Dia menekankan, setiap tahun ada dana sebesar 800 miliar yang dialokasikan untuk program yang mereka bawa ke Indonesia. Salah satu tujuan utama adalah membantu mereka yang memiliki keterbatasan finansial untuk tetap mengikuti program pendidikan vokasi.
“Dana itu akan dipinjamkan dengan pengaturan cicilan yang bisa dilakukan secara bertahap tanpa bunga, setelah peserta mendapatkan pekerjaan,” tandasnya.
Kepala Dinas Pendidikan dan Kebudayaan NTT, Linus Lusi menjelaskan, sekitar 3000 peserta dari berbagai SMA dan SMK akan menjadi bagian dari tahap pertama pengiriman ke Jerman.

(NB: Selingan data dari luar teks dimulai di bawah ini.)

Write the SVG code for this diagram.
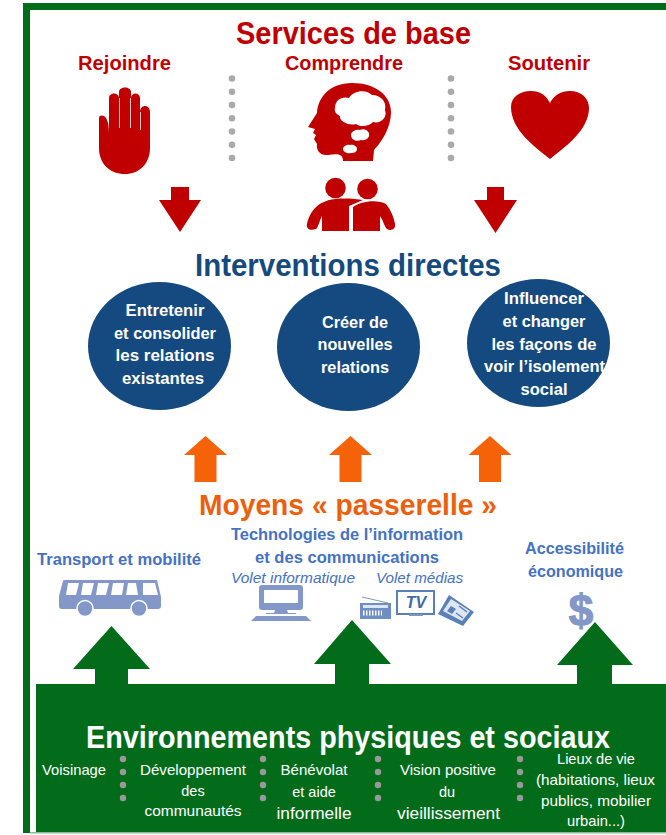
<svg xmlns="http://www.w3.org/2000/svg" width="666" height="835" viewBox="0 0 666 835">
<style>
text{font-family:"Liberation Sans",Arial,sans-serif;text-anchor:middle}
.red{fill:#c00000;font-weight:bold}
.navy{fill:#154a80;font-weight:bold}
.wt{fill:#fff;font-weight:bold;font-size:16px}
.blue{fill:#4472c4;font-weight:bold;font-size:16.500px}
.it{fill:#4472c4;font-style:italic;font-size:14px}
.lt{fill:#fff;font-size:14.500px}
.g{fill:#aaa}
.g2{fill:#999}
.ic{fill:#8397c8}
.r{fill:#c00000}
.gr{fill:#036c1b}
.or{fill:#f56207}
</style>
<defs>
<g id="vdots" class="g"><circle cy="78.500" r="3.300"/><circle cy="91.700" r="3.300"/><circle cy="105" r="3.300"/><circle cy="118.200" r="3.300"/><circle cy="131.500" r="3.300"/><circle cy="144.700" r="3.300"/><circle cy="158" r="3.300"/></g>
<g id="gdots" class="g2"><circle cy="759" r="3.200"/><circle cy="772" r="3.200"/><circle cy="785" r="3.200"/><circle cy="798" r="3.200"/></g>
<path id="aup" d="M0 0L21.500 19H11V46H-11V19H-21.500Z"/>
</defs>
<rect id="page" width="666" height="835" fill="#fff"/>
<g id="frame">
<path class="gr" d="M23 3H666V10H30V833H23Z"/>
<rect x="30" y="832" width="636" height="1.500" fill="#8fbf9a"/>
</g>
<g id="services">
<text class="red" x="353.500" y="44" font-size="32" textLength="235" lengthAdjust="spacingAndGlyphs">Services de base</text>
</g>
<g id="rejoindre">
<text class="red" x="124.500" y="70" font-size="21" textLength="93" lengthAdjust="spacingAndGlyphs">Rejoindre</text>
<path class="r" d="M99 118C99 115 102 115 104 116C107 118 109 123 109 134V98C109 92 119 92 119 98V92C119 86 131 86 131 92V98C131 92 140 92 140 98V112C140 104 150 104 150 112V148C150 164 139 174 125 174C110 174 99 164 99 148Z"/>
<path d="M119.500 98V128M130.500 98V128M140.500 112V130" stroke="#f3c8c8" stroke-width="1" fill="none"/>
</g>
<use href="#vdots" x="232"/>
<g id="comprendre">
<text class="red" x="344" y="70" font-size="21" textLength="118" lengthAdjust="spacingAndGlyphs">Comprendre</text>
<path class="r" d="M308 127L317 113C318 97 330 83 352 83C376 83 391 96 391 112C391 128 381 143 374 150L373 161H343C343 153 336 154 328 155C320 156 316 150 317 144L314 139L316 135L313 133L315 129Z"/>
<path fill="#fff" d="M335 108C335 99 343 96 349 98C353 90 367 89 372 95C381 95 387 102 385 110C388 118 380 124 373 122C369 127 359 127 356 124C350 126 339 122 340 116C336 114 334 111 335 108ZM351 135C351 131 357 129 360 130C364 128 369 131 369 134C370 138 365 141 361 140C357 142 351 140 351 135ZM343 149C343 146 348 144 350 145C353 144 357 146 357 149C357 152 354 153 351 153C348 154 343 152 343 149Z"/>
<g class="r"><circle cx="335.500" cy="188" r="10.300"/><circle cx="367.500" cy="189" r="10.300"/>
<path d="M349 231H322V216C320 219 318 228 316 229C310 231 306 229 307 224C310 211 318 201 335 199C346 198 356 199 363 200L349 206Z"/>
<path d="M353 207C360 201 378 199 386 204C391 210 394 218 395 224C396 230 390 231 387 229C385 228 383 220 380 216V231H353Z"/></g>
</g>
<use href="#vdots" x="451"/>
<g id="soutenir">
<text class="red" x="549" y="70" font-size="21" textLength="82" lengthAdjust="spacingAndGlyphs">Soutenir</text>
<path class="r" d="M550 159C535 147 511 130 511 107C511 97 520 91 531 91C540 91 546 95 550 103C554 95 561 91 570 91C581 91 589 98 589 108C589 130 565 147 550 159Z"/>
</g>
<g id="connectors">
<path class="r" d="M171 187H189V200H201L180 232L159 200H171Z"/>
<path class="r" d="M487 187H504V200H517L495.500 233L474 200H487Z"/>
<use href="#aup" class="or" x="205.500" y="436"/>
<use href="#aup" class="or" x="350.500" y="436"/>
<use href="#aup" class="or" x="490" y="436"/>
<path class="gr" d="M111.500 626L150 669H128V690H95V669H73Z"/>
<path class="gr" d="M352 620L391 664H369V690H335V664H314Z"/>
<path class="gr" d="M595 622L633 665H612V690H577V665H557Z"/>
</g>
<g id="interventions">
<text class="navy" x="348" y="276" font-size="32" textLength="306" lengthAdjust="spacingAndGlyphs">Interventions directes</text>
</g>
<g id="n1">
<ellipse cx="159.500" cy="346" rx="71.500" ry="64" fill="#154a80"/>
<text class="wt" x="165" y="316" textLength="79" lengthAdjust="spacingAndGlyphs">Entretenir</text>
<text class="wt" x="165" y="339" textLength="102" lengthAdjust="spacingAndGlyphs">et consolider</text>
<text class="wt" x="165" y="361" textLength="99" lengthAdjust="spacingAndGlyphs">les relations</text>
<text class="wt" x="163" y="384" textLength="82" lengthAdjust="spacingAndGlyphs">existantes</text>
</g>
<g id="n2">
<ellipse cx="348.500" cy="347" rx="71.500" ry="64" fill="#154a80"/>
<text class="wt" x="355" y="328" textLength="66" lengthAdjust="spacingAndGlyphs">Créer de</text>
<text class="wt" x="355" y="350" textLength="75" lengthAdjust="spacingAndGlyphs">nouvelles</text>
<text class="wt" x="355" y="373" textLength="68" lengthAdjust="spacingAndGlyphs">relations</text>
</g>
<g id="n3">
<ellipse cx="538.500" cy="343" rx="71.500" ry="64" fill="#154a80"/>
<text class="wt" x="544" y="304" textLength="80" lengthAdjust="spacingAndGlyphs">Influencer</text>
<text class="wt" x="544" y="327" textLength="83" lengthAdjust="spacingAndGlyphs">et changer</text>
<text class="wt" x="544" y="350" textLength="105" lengthAdjust="spacingAndGlyphs">les façons de</text>
<text class="wt" x="544.500" y="372" textLength="121" lengthAdjust="spacingAndGlyphs">voir l’isolement</text>
<text class="wt" x="544" y="395" textLength="47" lengthAdjust="spacingAndGlyphs">social</text>
</g>
<g id="moyens">
<text x="348" y="515" font-size="30" font-weight="bold" fill="#ed5f0c" textLength="298" lengthAdjust="spacingAndGlyphs">Moyens « passerelle »</text>
</g>
<g id="transport">
<text class="blue" x="119" y="565" textLength="164" lengthAdjust="spacingAndGlyphs">Transport et mobilité</text>
<path class="ic" d="M63 581Q63 580 65 580H157L161 597V606Q161 609 158 609H62Q59 609 59 606V596Z"/>
<path fill="#fff" d="M68 583H79L76 595H66ZM83 583H94L91 595H81ZM98 583H109L106 595H96ZM113 583H124L122 595H111ZM128 583H136L138 595H126ZM143 583H155L158 595H143Z"/>
<circle class="ic" cx="85" cy="608.500" r="8" stroke="#fff" stroke-width="1.500"/><circle class="ic" cx="139" cy="608.500" r="8" stroke="#fff" stroke-width="1.500"/>
</g>
<g id="tic">
<text class="blue" x="347" y="540" textLength="232" lengthAdjust="spacingAndGlyphs">Technologies de l’information</text>
<text class="blue" x="347" y="563" textLength="184" lengthAdjust="spacingAndGlyphs">et des communications</text>
<text class="it" x="293" y="583" textLength="124" lengthAdjust="spacingAndGlyphs">Volet informatique</text>
<text class="it" x="419.500" y="583" textLength="87" lengthAdjust="spacingAndGlyphs">Volet médias</text>
<path class="ic" fill-rule="evenodd" d="M262 585H300Q303 585 303 588V607Q303 610 300 610H287L288 613H296V614H266V613H274L275 610H262Q259 610 259 607V588Q259 585 262 585ZM264 590V603H298V590Z"/>
<path class="ic" d="M256 616H306L311 621H251Z"/>
<g id="radio"><path d="M362 597L388 603" stroke="#7f96c4" stroke-width="1" fill="none"/><rect x="360" y="603" width="31" height="16" fill="#6f8fc4"/><rect x="363" y="605" width="25" height="3" fill="#dfe6f3"/><path d="M363 613H382" stroke="#fff" stroke-width="5" stroke-dasharray="1.500 1.500"/></g>
<g id="tv"><rect x="397" y="591" width="37" height="23" fill="#fff" stroke="#5b80b8" stroke-width="2"/><text x="416" y="608" font-size="16" font-weight="bold" font-style="italic" fill="#3f6aa8">TV</text><rect x="409" y="614" width="14" height="2" fill="#7f96c4"/></g>
<g id="news"><path d="M449 595L474 612L463 626L438 614Z" fill="#5b80b8"/><path d="M451 599L470 611L462 621L443 611Z" fill="#dfe6f3"/><path d="M451 606L456 609L452 614L447 611Z" fill="#5b80b8"/><path d="M459 606L467 612M456 613L463 618" stroke="#5b80b8" stroke-width="1.500"/></g>
</g>
<g id="access">
<text class="blue" x="574.500" y="554" textLength="99" lengthAdjust="spacingAndGlyphs">Accessibilité</text>
<text class="blue" x="575.500" y="577" textLength="95" lengthAdjust="spacingAndGlyphs">économique</text>
<text x="581" y="626" font-size="44" font-weight="bold" fill="#8397c8" stroke="#8397c8" stroke-width="1.200">$</text>
</g>
<g id="environnements">
<rect class="gr" x="36" y="684" width="630" height="148"/>
<text x="348" y="748" font-size="31" font-weight="bold" fill="#fff" textLength="524" lengthAdjust="spacingAndGlyphs">Environnements physiques et sociaux</text>
<use href="#gdots" x="123"/><use href="#gdots" x="263"/><use href="#gdots" x="378"/><use href="#gdots" x="520"/>
<text class="lt" x="74" y="775" textLength="64" lengthAdjust="spacingAndGlyphs">Voisinage</text>
<text class="lt" x="193" y="775" textLength="106" lengthAdjust="spacingAndGlyphs">Développement</text>
<text class="lt" x="193" y="796">des</text>
<text class="lt" x="193" y="816" textLength="97" lengthAdjust="spacingAndGlyphs">communautés</text>
<text class="lt" x="314" y="775" textLength="67" lengthAdjust="spacingAndGlyphs">Bénévolat</text>
<text class="lt" x="314" y="797">et aide</text>
<text class="lt" x="314" y="819" style="font-size:16px" textLength="75" lengthAdjust="spacingAndGlyphs">informelle</text>
<text class="lt" x="448" y="775" textLength="96" lengthAdjust="spacingAndGlyphs">Vision positive</text>
<text class="lt" x="447" y="797">du</text>
<text class="lt" x="448.500" y="819" style="font-size:16px" textLength="103" lengthAdjust="spacingAndGlyphs">vieillissement</text>
<text class="lt" x="596" y="764" textLength="78" lengthAdjust="spacingAndGlyphs">Lieux de vie</text>
<text class="lt" x="595.500" y="785" textLength="119" lengthAdjust="spacingAndGlyphs">(habitations, lieux</text>
<text class="lt" x="596" y="806" textLength="110" lengthAdjust="spacingAndGlyphs">publics, mobilier</text>
<text class="lt" x="596" y="826" textLength="58" lengthAdjust="spacingAndGlyphs">urbain...)</text>
</g>
</svg>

“Tetapi saat ini baru 180 peserta yang berhasil mendaftar dari total target peserta yakni 3000 orang,” ungkapnya.
Program ini direncanakan berlangsung selama 4 tahun dan akan dievaluasi secara berkala. Jika hasil kerja sama dalam periode tersebut positif, kemungkinan akan ada perpanjangan waktu kerja sama melalui tahapan evaluasi lebih lanjut.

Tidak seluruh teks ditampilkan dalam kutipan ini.